The outside appearance is of a loved home and driving by, one is unable to tell that there is a business inside. There appears to be neighbor support for Swan’s proposal. The alternatives include turning the building into a rental or vacation property – just what we need! This neither improves the neighborhood nor helps Durango. Swan’s proposal could very well be the highest, best use for the parcel, acting as a low-impact buffer between the commercial and residential community.

The City Council should represent the best interest of the city of Durango at large, and not vocal special interest groups. Durango should do anything possible to bring high-paying, clean, low-impact jobs to town. Swan’s business offers just that, and also proposes to use the old house in a capacity similar to that in the 1800s.
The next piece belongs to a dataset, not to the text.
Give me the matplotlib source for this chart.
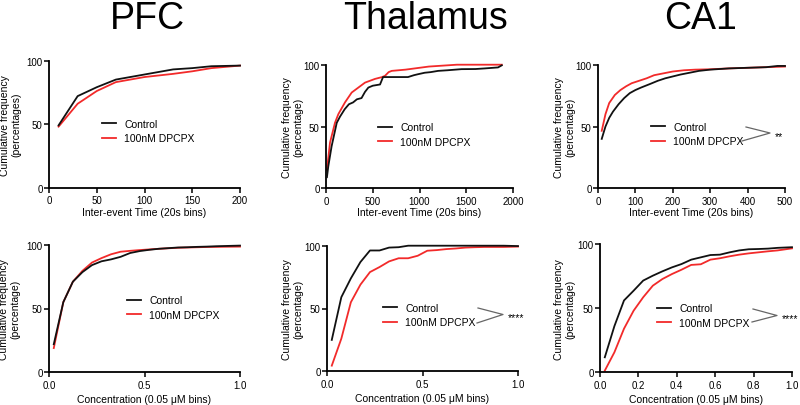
import matplotlib
matplotlib.use("Agg")
import matplotlib.pyplot as plt

plt.rcParams['font.family'] = ['Liberation Sans', 'DejaVu Sans']

# ---------------- data ----------------
titles = ["PFC", "Thalamus", "CA1"]
series_labels = ["Control", "100nM DPCPX"]
xlabel_top = "Inter-event Time (20s bins)"
xlabel_bot = "Concentration (0.05 \u03bcM bins)"

# PFC inter-event
pfc_t_x = [10, 30, 50, 70, 100, 130, 150, 170, 200]
pfc_t_ctrl = [49, 72, 79, 85, 89, 93, 94, 95.5, 96]
pfc_t_drug = [48, 66, 76, 83, 87, 89.5, 91.5, 94, 96]

# Thalamus inter-event
thal_t_x_ctrl = [10, 25, 60, 115, 150, 200, 245, 290, 330, 380, 417, 453, 500, 578, 610,
                 700, 877, 940, 984, 1056, 1120, 1199, 1300, 1449, 1600, 1700, 1840, 1880]
thal_t_ctrl = [9, 18, 34, 53, 58, 64, 68, 69.5, 72, 73, 78, 81.5, 83, 84, 90,
               90, 90, 91.5, 92.3, 93.5, 94, 95, 95.5, 96.4, 96.5, 97, 97.8, 99.5]
thal_t_x_drug = [10, 43, 96, 132, 203, 275, 346, 417, 524, 600, 631, 670, 703, 850,
                 1000, 1100, 1200, 1400, 1880]
thal_t_drug = [15, 37, 53, 60, 69.5, 77.5, 81.5, 85.5, 88.5, 90, 91, 94, 95, 96,
               97.5, 98.5, 99, 100, 100]

# CA1 inter-event
ca1_t_x_ctrl = [10, 20, 30, 40, 55, 70, 85, 100, 115, 140, 160, 180, 200, 220, 245,
                270, 300, 350, 400, 450, 480, 500]
ca1_t_ctrl = [40, 50, 57, 62, 68, 73, 77, 79.5, 81.5, 84.5, 87, 89, 90.5, 92, 93.5,
              95, 96, 97, 97.5, 98, 99, 99]
ca1_t_x_drug = [10, 20, 30, 45, 60, 75, 90, 110, 130, 150, 175, 200, 230, 260, 300,
                350, 400, 450, 500]
ca1_t_drug = [46.5, 60, 69, 75.5, 79.5, 82.5, 85, 87, 89, 91.5, 93, 94.5, 95.5, 96, 96.3,
              97, 97.5, 98, 98.5]

# Concentration bins (shared x)
conc_x = [0.025, 0.075, 0.125, 0.175, 0.225, 0.275, 0.325, 0.375, 0.425, 0.475,
          0.525, 0.575, 0.625, 0.675, 0.725, 0.775, 0.825, 0.875, 0.925, 1.0]
pfc_c_ctrl = [22, 55, 71, 78.5, 84, 87, 88.5, 90.5, 93.5, 95, 96, 96.8, 97.3, 97.8,
              98, 98.3, 98.5, 98.8, 99, 99.3]
pfc_c_drug = [19, 55, 71, 79.5, 86, 89.5, 92.5, 94.5, 95.2, 95.8, 96.3, 96.8, 97.2,
              97.6, 97.8, 98, 98.2, 98.3, 98.4, 98.5]
thal_c_ctrl = [25, 59, 74, 87, 96.2, 96.2, 98.5, 98.8, 100, 100, 100, 100, 100, 100,
               100, 100, 100, 100, 100, 99.7]
thal_c_drug = [4.5, 26, 55, 69, 79, 83, 87.5, 90, 90, 92, 96, 96.5, 97.3, 97.8, 98.5,
               98.8, 99, 99, 99, 99.3]
ca1_c_ctrl = [11.7, 36, 56, 63.6, 71.5, 75.3, 78.7, 81.8, 84.4, 87.8, 89.6, 91.4, 91.7,
              93.5, 95, 95.9, 96.1, 96.4, 97, 97.5]
ca1_c_drug = [1.3, 15.6, 34, 48, 58.5, 67.5, 72.7, 76.6, 80, 83.7, 84.2, 87.8, 88.9,
              90.4, 91.7, 92.7, 93.5, 94.3, 95, 96.6]

sig_marks = [None, None, "**", None, "****", "****"]

# ---------------- layout ----------------
W, H = 800, 406
fig = plt.figure(figsize=(W / 100, H / 100), dpi=100)


def rect(l, r, b, t):
    return [l / W, 1 - b / H, (r - l) / W, (b - t) / H]


panels = [
    dict(rect=rect(49, 240, 188.7, 61.5), x=(pfc_t_x, pfc_t_x), y=(pfc_t_ctrl, pfc_t_drug),
         xlim=200, xticks=[0, 50, 100, 150, 200], fmt="{:g}", ylab="(percentages)",
         ylx=10, leg=(102, 132), xl=xlabel_top),
    dict(rect=rect(326, 513, 189.3, 65.7), x=(thal_t_x_ctrl, thal_t_x_drug),
         y=(thal_t_ctrl, thal_t_drug), xlim=2000, xticks=[0, 500, 1000, 1500, 2000],
         fmt="{:g}", ylab="(percentage)", ylx=292, leg=(378, 135.5), xl=xlabel_top),
    dict(rect=rect(598, 785, 189.3, 65.7), x=(ca1_t_x_ctrl, ca1_t_x_drug),
         y=(ca1_t_ctrl, ca1_t_drug), xlim=500, xticks=[0, 100, 200, 300, 400, 500],
         fmt="{:g}", ylab="(percentage)", ylx=564, leg=(651, 135), xl=xlabel_top),
    dict(rect=rect(49, 240, 373.3, 245.7), x=(conc_x, conc_x), y=(pfc_c_ctrl, pfc_c_drug),
         xlim=1.0, xticks=[0, 0.5, 1.0], fmt="{:.1f}", ylab="(percentage)",
         ylx=9, leg=(127, 308.5), xl=xlabel_bot),
    dict(rect=rect(327, 518, 372.3, 246.7), x=(conc_x, conc_x), y=(thal_c_ctrl, thal_c_drug),
         xlim=1.0, xticks=[0, 0.5, 1.0], fmt="{:.1f}", ylab="(percentage)",
         ylx=292, leg=(383, 316), xl=xlabel_bot),
    dict(rect=rect(600, 792, 373.3, 245), x=(conc_x, conc_x), y=(ca1_c_ctrl, ca1_c_drug),
         xlim=1.0, xticks=[0, 0.2, 0.4, 0.6, 0.8, 1.0], fmt="{:.1f}", ylab="(percentage)",
         ylx=564, leg=(657, 316.5), xl=xlabel_bot),
]

colors = ["#111111", "#f22a2a"]
fs = 7.5

for i, p in enumerate(panels):
    ax = fig.add_axes(p["rect"])
    for k in range(2):
        ax.plot(p["x"][k], p["y"][k], color=colors[k], lw=1.3, label=series_labels[k],
                clip_on=False, zorder=3 - k)
    ax.set_xlim(0, p["xlim"])
    ax.set_ylim(0, 100)
    ax.set_xticks(p["xticks"])
    ax.set_xticklabels([p["fmt"].format(v) for v in p["xticks"]])
    ax.set_yticks([0, 50, 100])
    for s in ["top", "right"]:
        ax.spines[s].set_visible(False)
    for s in ["left", "bottom"]:
        ax.spines[s].set_linewidth(1.3)
    ax.tick_params(axis="both", length=3.5, width=1.1, labelsize=7, color="black")
    ax.tick_params(axis="y", pad=1)
    ax.tick_params(axis="x", pad=2)

    bb = ax.get_position()
    axl, axr = bb.x0 * W, bb.x1 * W
    axb, axt = (1 - bb.y0) * H, (1 - bb.y1) * H
    aw, ah = axr - axl, axb - axt

    # y label (center at ylx px)
    ax.set_ylabel("Cumulative frequency\n" + p["ylab"], fontsize=fs, va="center",
                  linespacing=1.15)
    ax.yaxis.set_label_coords((p["ylx"] + 1 - axl) / aw, 0.5)
    # x label
    xl_center = axb + (24 if i < 3 else 27)
    ax.set_xlabel(p["xl"], fontsize=fs, va="center")
    ax.xaxis.set_label_coords(0.5, -(xl_center - axb) / ah)

    # legend
    lx, ly = p["leg"]
    ax.legend(loc="center left", bbox_to_anchor=(lx / W, 1 - ly / H),
              bbox_transform=fig.transFigure, frameon=False, fontsize=fs,
              handlelength=1.35, handletextpad=0.8, labelspacing=0.45,
              borderpad=0, borderaxespad=0)

    # significance
    if sig_marks[i]:
        if i == 2:
            up, vx, lo = (746, 128), (770, 134), (742, 142)
        elif i == 4:
            up, vx, lo = (478, 309), (503, 315.5), (477, 324)
        else:
            up, vx, lo = (753, 310), (777, 316.5), (752, 323)

        def tf(pt):
            return ((pt[0] - axl) / aw, (axb - pt[1]) / ah)

        xs = [tf(up)[0], tf(vx)[0], tf(lo)[0]]
        ys = [tf(up)[1], tf(vx)[1], tf(lo)[1]]
        ax.plot(xs, ys, transform=ax.transAxes, color="#666666", lw=0.9, clip_on=False)
        tx, ty = tf((vx[0] + 5, vx[1] + 3))
        ax.text(tx, ty, sig_marks[i], transform=ax.transAxes, fontsize=fs,
                ha="left", va="center", clip_on=False)

# titles
for name, cx in zip(titles, [147, 426, 701]):
    fig.text(cx / W, 1 - 29 / H, name, fontsize=27, ha="center", va="baseline")

fig.savefig("out.png", dpi=100)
The historic preservation group should love this.

As a side note, I commend the historic preservation group for its efforts to maintain the historical significance of many of the older buildings in this town. I know it is a good group, but feel it is wrong on this issue. I’m certain the group is aware that the local zoning of historical properties has no negative impact on Third Avenue’s listing in the National Registry of Historic Places.